I finished up the history of Southern Seminary. I couldn’t help it. It was a riveting read. I knew the conservatives would win in the end, I just couldn’t guess how Providence would manage it.
The story was worse than I expected. When liberal-moderates realized that they were losing both the denomination and its flagship seminary, they embarked on a policy of obfuscation. “Obstructivism,” Wills called it. “Lying” would not be too strong.
“Liar” and “Hitler” have the same pedigree in debate terminology. I’ve long opposed the extremist rhetoric—shouted by right and left alike—that resorts to either. The meaning of “lie” is specific and universally agreed upon: telling an untruth which one knows to be an untruth.
That’s why Rep. Wilson (SC) had to apologize for his infamous outburst. President Obama, like President Bush before him, is certainly guilty of telling untruths. Someone who has to speak constantly, relying on advice from others, can’t help it in this fallen world. But it’s another thing to charge that our president knows certain of his words are false and utters them anyway.

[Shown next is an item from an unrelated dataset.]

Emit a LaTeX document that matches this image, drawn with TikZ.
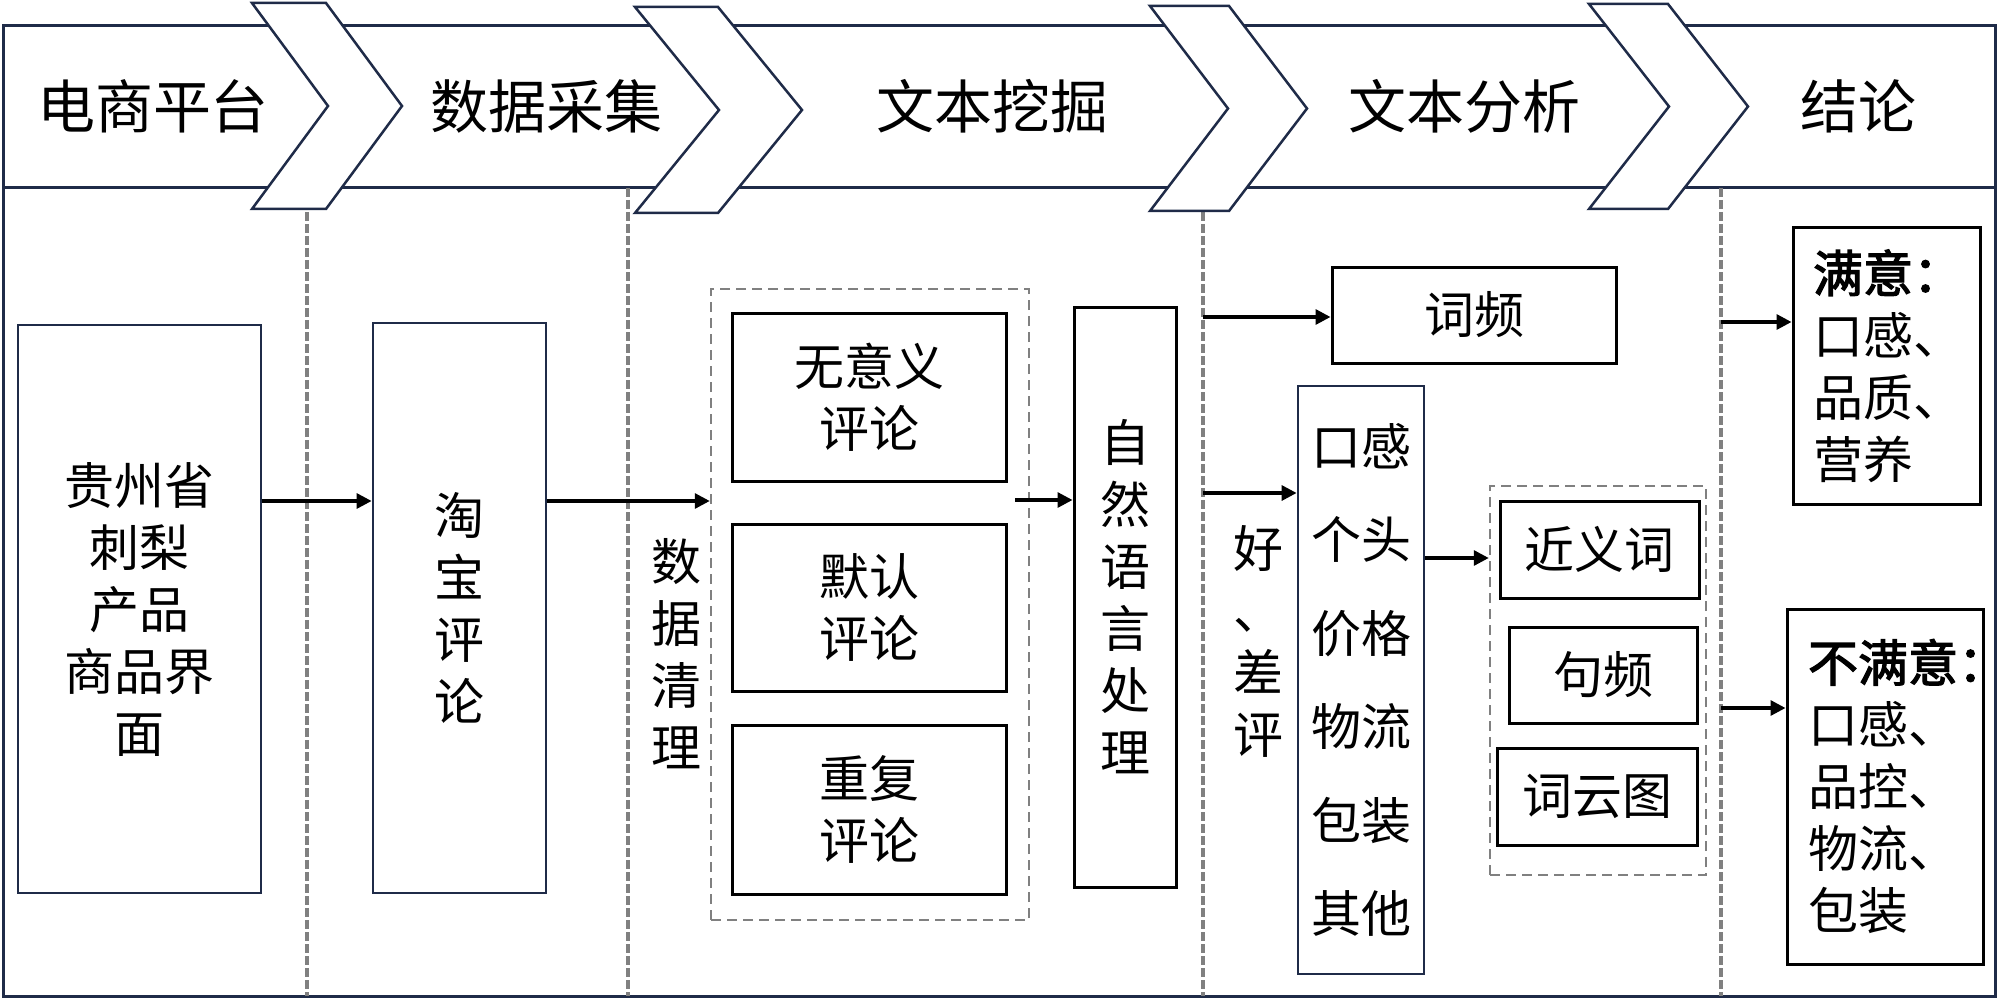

That, however, is just what successive liberal-moderate presidents of Southern Baptist Theological Seminary did repeatedly. They insisted to their constituency that their faculty were doctrinally sound—according to their constituency’s definition of soundness—when they knew otherwise. One even released a statement, signed by the five other liberal SBC seminary presidents, claiming to believe in the inerrancy of Scripture. That president subsequently told his faculty that, basically, he had not intention of honoring his words. He felt that any action he took was justified in light of his goal of saving the seminary from the fundamentalists.
Conservatives can be guilty of the same casuistry, but in this case they were the good guys. A fascinating story I highly recommend. And the final line was quite affecting.